Posted September. 15, 2009 07:40,   


A year ago today, Lehman Brothers filed for bankruptcy. The ensuing global economic crisis triggered by the bankruptcy of the U.S. investment bank hit the United States, Asia and Europe like a tidal wave. The global slowdown was called a “once in a century crisis” or “the worst since the Great Depression.” The world economic order fueled by speculation and greed and dubbed “casino capitalism” by British economist Susan Strange collapsed like a house built on sand. The crisis also significantly affected the change of political power in the United States and Japan.

Many risks remain but the global economy is bouncing back faster than expected, especially on the stock market. This was possible due to economic stimulus packages as countries cooperated to spend more from their budgets and lower interest rates. Just as the Sept. 11 terrorist attacks on the United States in 2001 changed the paradigm of international politics, Sept. 15, or the day Lehman fell last year, will bring a huge change in the global economic order. Some say the global economy has entered an era of “new normal.”

Skepticism over market economics has grown and the role of government has been highlighted. In the U.S., Washington with the White House gained a higher status than New York with Wall Street in economics. There is a clear trend toward valuing the virtue of saving rather than overspending and toward the manufacturing and domestic industries. The United States and the dollar fell in importance while emerging economies such as China, India and Brazil and the yuan and euro grew in stature. Some say the era of high growth and low unemployment is to be replaced by one with low growth and high unemployment.

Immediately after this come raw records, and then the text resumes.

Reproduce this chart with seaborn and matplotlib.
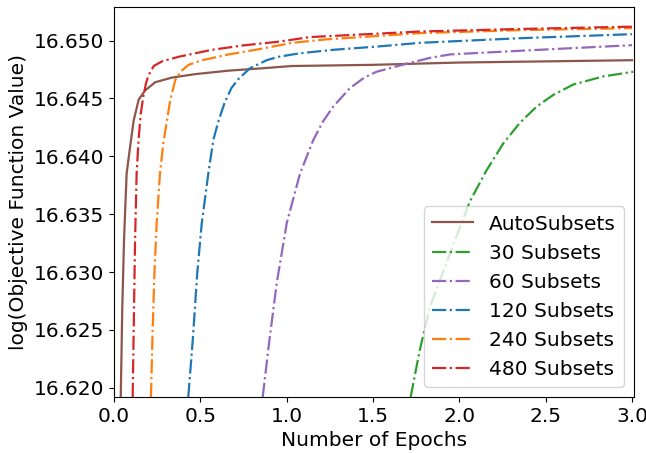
import seaborn as sns
import matplotlib.pyplot as plt
import pandas as pd

# Values
auto_x = [0.039, 0.048, 0.058, 0.073, 0.093, 0.114, 0.143, 0.181, 0.239, 0.336, 0.471, 0.664, 0.857,
          1.03, 1.5, 2.0, 2.5, 3.0]
auto_y = [16.6192, 16.6270, 16.6328, 16.6385, 16.6408, 16.6431, 16.6449, 16.6457, 16.6464, 16.6468,
          16.6471, 16.6474, 16.6476, 16.6478, 16.6479, 16.6481, 16.6482, 16.6483]

s30_x = [1.718, 1.77, 1.83, 1.946, 2.061, 2.158, 2.254, 2.351, 2.448, 2.544, 2.66, 2.833, 3.007]
s30_y = [16.6192, 16.6232, 16.6270, 16.6316, 16.6361, 16.6388, 16.6411, 16.6429, 16.6443, 16.6453,
         16.6462, 16.6469, 16.6473]

s60_x = [0.861, 0.9, 0.942, 1.0, 1.077, 1.154, 1.21, 1.27, 1.367, 1.45, 1.52, 1.62, 1.695, 1.83,
         1.946, 2.33, 3.0]
s60_y = [16.6192, 16.6241, 16.6290, 16.6342, 16.6385, 16.6414, 16.6430, 16.6443, 16.6459, 16.6468,
         16.6473, 16.6477, 16.6480, 16.6485, 16.6488, 16.6491, 16.6496]

s120_x = [0.430, 0.456, 0.482, 0.508, 0.546, 0.575, 0.606, 0.64, 0.68, 0.722, 0.787, 0.884, 0.954,
          1.077, 1.27, 1.54, 1.77, 2.35, 3.0]
s120_y = [16.6192, 16.6241, 16.6299, 16.6342, 16.6385, 16.6414, 16.6431, 16.6446, 16.6459, 16.6467,
          16.6476, 16.6483, 16.6486, 16.6489, 16.6492, 16.6495, 16.6498, 16.6502, 16.65055]

s240_x = [0.214, 0.222, 0.234, 0.247, 0.266, 0.286, 0.307, 0.326, 0.355, 0.384, 0.432, 0.51, 0.664,
          0.857, 1.03, 1.23, 1.77, 2.35, 3.0]
s240_y = [16.6192, 16.6241, 16.6299, 16.6342, 16.6385, 16.6412, 16.6431, 16.6449, 16.6466, 16.6473,
          16.6479, 16.6483, 16.6488, 16.6493, 16.6498, 16.6501, 16.65064, 16.6509, 16.65107]

s480_x = [0.108, 0.116, 0.122, 0.131, 0.142, 0.155, 0.17, 0.185, 0.20, 0.23, 0.278, 0.375, 0.567,
          0.76, 0.954, 1.135, 1.77, 2.35, 3.0]
s480_y = [16.6192, 16.6270, 16.6328, 16.6385, 16.6414, 16.6437, 16.6452, 16.6463, 16.6470, 16.6478,
          16.6482, 16.6486, 16.6492, 16.6496, 16.6499, 16.6503, 16.65078, 16.6510, 16.6512]

series = [
    ("AutoSubsets", auto_x, auto_y, "#8c564b", "-"),
    ("30 Subsets", s30_x, s30_y, "#2ca02c", "-."),
    ("60 Subsets", s60_x, s60_y, "#9467bd", "-."),
    ("120 Subsets", s120_x, s120_y, "#1f77b4", "-."),
    ("240 Subsets", s240_x, s240_y, "#ff7f0e", "-."),
    ("480 Subsets", s480_x, s480_y, "#d62728", "-."),
]

fig = plt.figure(figsize=(6.46, 4.53), dpi=100)
ax = fig.add_axes([0.1765, 0.1236, 0.8045, 0.861])

for name, xs, ys, color, ls in series:
    df = pd.DataFrame({"epochs": xs, "value": ys})
    sns.lineplot(data=df, x="epochs", y="value", ax=ax, color=color,
                 linestyle=ls, linewidth=1.6, label=name, sort=False)

ax.set_xlim(0, 3.01)
ax.set_ylim(16.6192, 16.6529)
ax.set_yticks([16.620, 16.625, 16.630, 16.635, 16.640, 16.645, 16.650])
ax.set_yticklabels(["16.620", "16.625", "16.630", "16.635", "16.640", "16.645", "16.650"])
ax.set_xticks([0.0, 0.5, 1.0, 1.5, 2.0, 2.5, 3.0])
ax.tick_params(labelsize=14.5)
ax.set_xlabel("Number of Epochs", fontsize=14.5)
ax.set_ylabel("log(Objective Function Value)", fontsize=14.5)
ax.legend(loc="lower right", fontsize=14.5)

fig.savefig("out.png", dpi=100)
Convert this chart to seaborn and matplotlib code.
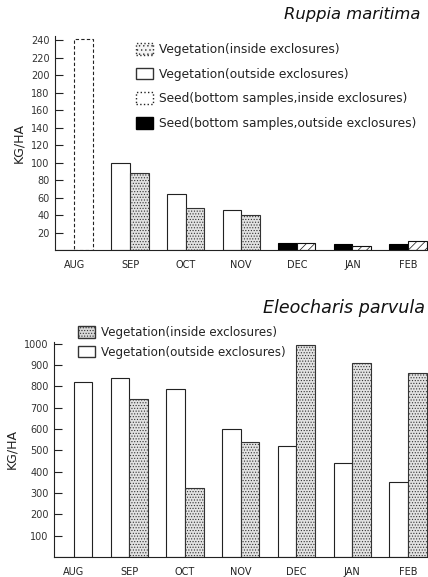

Neo-liberalism, which had ruled the world since the 1980s, is fading away and old-fashioned Keynesianism has seen a revival. This is a reminder that there is no everlasting winner in the “market of thought” and that evaluation changes with time. The American standard had been dominant as the global standard but is now stigmatized as the culprit behind the crisis. The “new normal” of the global order could last for a while, but might cause other side effects such as the failure of government. Using human greed and desire as the driver of economic and social development while always warding off the consequences that greed brings seems to be the tried and true “standard.”